Skip the pictures. Set down, word for word, the lines from the start of the material up to and including the line with "semanas.push('', '', '');".

____ DATA EXCERPT

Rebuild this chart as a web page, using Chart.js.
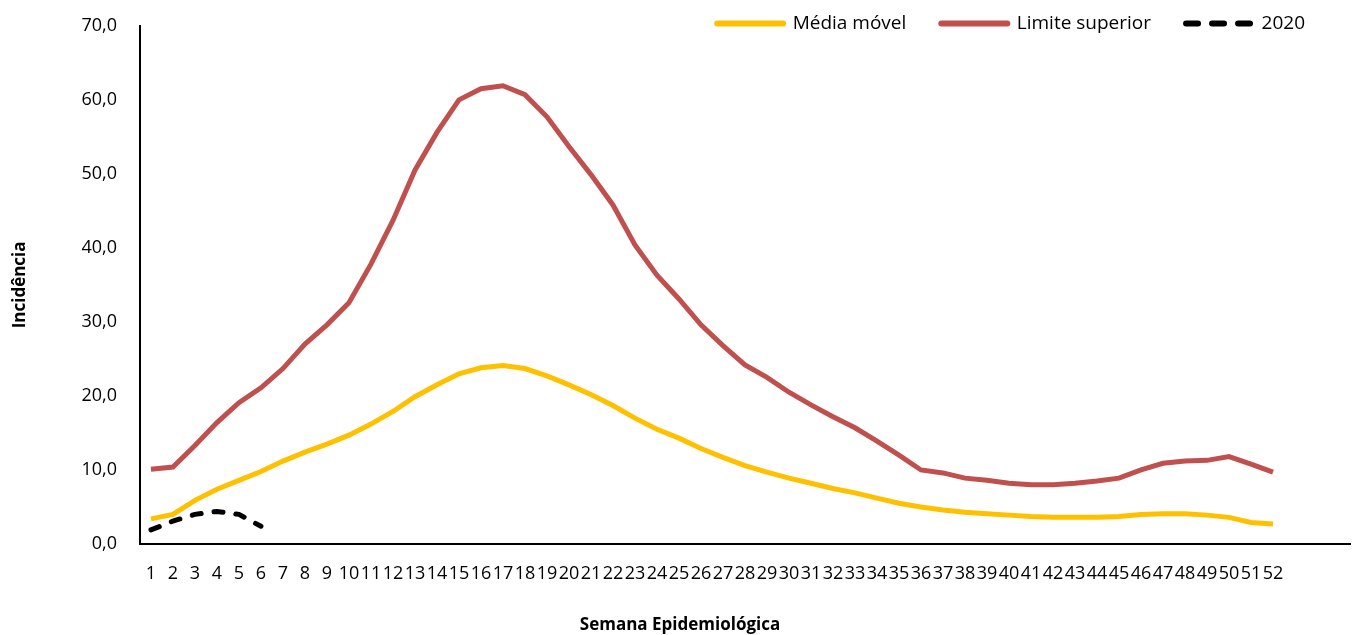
<!DOCTYPE html>
<html lang="pt">
<head>
    <meta charset="UTF-8">
    <title>Incidência por Semana Epidemiológica</title>
    <script src="https://cdn.jsdelivr.net/npm/chart.js"></script>
    <style>
        body {
            margin: 0;
            background-color: #ffffff;
        }

        #wrap {
            width: 1360px;
            height: 635px;
        }
    </style>
</head>
<body>

    <div id="wrap"><canvas id="incChart"></canvas></div>

    <script>
        // semanas 1-52 (+3 vazias no fim, como no original)
        var semanas = [];
        for (var i = 1; i <= 52; i++) semanas.push(String(i));
        semanas.push('', '', '');

        var mediaMovel = [3.4, 4.0, 5.9, 7.4, 8.6, 9.8, 11.2, 12.4, 13.5, 14.7,
            16.2, 17.9, 19.9, 21.5, 23.0, 23.8, 24.1, 23.7, 22.7, 21.5,
            20.2, 18.7, 17.0, 15.5, 14.3, 12.9, 11.7, 10.6, 9.7, 8.9,
            8.2, 7.5, 6.9, 6.2, 5.5, 5.0, 4.6, 4.3, 4.1, 3.9,
            3.7, 3.6, 3.6, 3.6, 3.7, 4.0, 4.1, 4.1, 3.9, 3.6,
            2.9, 2.7];

        var limiteSuperior = [10.1, 10.4, 13.3, 16.4, 19.1, 21.1, 23.7, 27.0, 29.6, 32.6,
            37.8, 43.7, 50.5, 55.6, 60.0, 61.5, 61.9, 60.7, 57.7, 53.7,
            49.9, 45.8, 40.4, 36.3, 33.1, 29.6, 26.8, 24.2, 22.5, 20.5,
            18.8, 17.2, 15.7, 13.9, 12.0, 10.0, 9.6, 8.9, 8.6, 8.2,
            8.0, 8.0, 8.2, 8.5, 8.9, 10.0, 10.9, 11.2, 11.3, 11.8,
            10.8, 9.7];

        var ano2020 = [1.9, 3.1, 4.0, 4.4, 4.0, 2.4];

        var yTicks = [0, 10, 20, 30, 40, 50, 60, 70];

        // legenda por cima da área do gráfico (não ocupa espaço no layout)
        var legendOverlay = {
            id: 'legendOverlay',
            beforeInit: function (chart) {
                var origFit = chart.legend.fit;
                chart.legend.fit = function () {
                    origFit.bind(chart.legend)();
                    this.height = 0;
                };
            },
            beforeDraw: function (chart) {
                var lg = chart.legend;
                var pad = lg.options.labels.padding;
                lg.top = 21 - pad - 7;
                lg.bottom = lg.top + 80;
                lg.right = chart.width - 20;
            }
        };

        var ctx = document.getElementById('incChart').getContext('2d');
        var incChart = new Chart(ctx, {
            type: 'line',
            data: {
                labels: semanas,
                datasets: [{
                    label: 'Média móvel',
                    data: mediaMovel,
                    borderColor: '#ffc000',
                    backgroundColor: '#ffc000',
                    borderWidth: 5,
                    pointRadius: 0,
                    tension: 0,
                    order: 2
                }, {
                    label: 'Limite superior',
                    data: limiteSuperior,
                    borderColor: '#c0504d',
                    backgroundColor: '#c0504d',
                    borderWidth: 5,
                    pointRadius: 0,
                    tension: 0,
                    order: 1
                }, {
                    label: '2020',
                    data: ano2020,
                    borderColor: '#000000',
                    backgroundColor: '#000000',
                    borderWidth: 5,
                    borderDash: [9, 13],
                    borderCapStyle: 'round',
                    pointRadius: 0,
                    tension: 0,
                    order: 0
                }]
            },
            options: {
                responsive: true,
                maintainAspectRatio: false,
                animation: false,
                layout: {
                    padding: { left: 10, right: 10, top: 0, bottom: 0 }
                },
                plugins: {
                    legend: {
                        position: 'top',
                        align: 'end',
                        labels: {
                            usePointStyle: true,
                            pointStyle: 'line',
                            pointStyleWidth: 66,
                            padding: 35,
                            color: '#000',
                            font: { family: 'Open Sans', size: 19 },
                            sort: function (a, b) { return a.datasetIndex - b.datasetIndex; },
                            generateLabels: function (chart) {
                                var items = Chart.defaults.plugins.legend.labels.generateLabels(chart);
                                items.forEach(function (it) {
                                    var ds = chart.data.datasets[it.datasetIndex];
                                    it.strokeStyle = ds.borderColor;
                                    it.lineWidth = 6;
                                    it.lineCap = 'round';
                                    it.lineDash = ds.borderDash ? [12, 14] : [];
                                });
                                return items;
                            }
                        }
                    },
                    title: {
                        display: true,
                        position: 'bottom',
                        text: 'Semana Epidemiológica',
                        color: '#000',
                        font: { family: 'Open Sans', size: 17, weight: 'bold' },
                        padding: { top: 19, bottom: 0 }
                    },
                    tooltip: { enabled: false }
                },
                scales: {
                    x: {
                        offset: true,
                        grid: { display: false },
                        border: { display: true, color: '#000', width: 2 },
                        ticks: {
                            autoSkip: false,
                            maxRotation: 0,
                            padding: 11,
                            color: '#000',
                            font: { family: 'Open Sans', size: 18 }
                        }
                    },
                    y: {
                        min: 0,
                        max: 70,
                        afterBuildTicks: function (axis) {
                            axis.ticks = yTicks.map(function (v) { return { value: v }; });
                        },
                        grid: { display: false },
                        border: { display: true, color: '#000', width: 2 },
                        title: {
                            display: true,
                            text: 'Incidência',
                            color: '#000',
                            font: { family: 'Open Sans', size: 17, weight: 'bold' },
                            padding: { top: 0, bottom: 36 }
                        },
                        ticks: {
                            padding: 15,
                            color: '#000',
                            font: { family: 'Open Sans', size: 18 },
                            callback: function (v) {
                                return v.toFixed(1).replace('.', ',');
                            }
                        }
                    }
                }
            },
            plugins: [legendOverlay]
        });
    </script>

</body>
</html>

________

• _ANSWER TO THIS EXERCISE_:
Rebuild this chart as a web page, using Chart.js.
<!DOCTYPE html>
<html lang="pt">
<head>
    <meta charset="UTF-8">
    <title>Incidência por Semana Epidemiológica</title>
    <script src="https://cdn.jsdelivr.net/npm/chart.js"></script>
    <style>
        body {
            margin: 0;
            background-color: #ffffff;
        }

        #wrap {
            width: 1360px;
            height: 635px;
        }
    </style>
</head>
<body>

    <div id="wrap"><canvas id="incChart"></canvas></div>

    <script>
        // semanas 1-52 (+3 vazias no fim, como no original)
        var semanas = [];
        for (var i = 1; i <= 52; i++) semanas.push(String(i));
        semanas.push('', '', '');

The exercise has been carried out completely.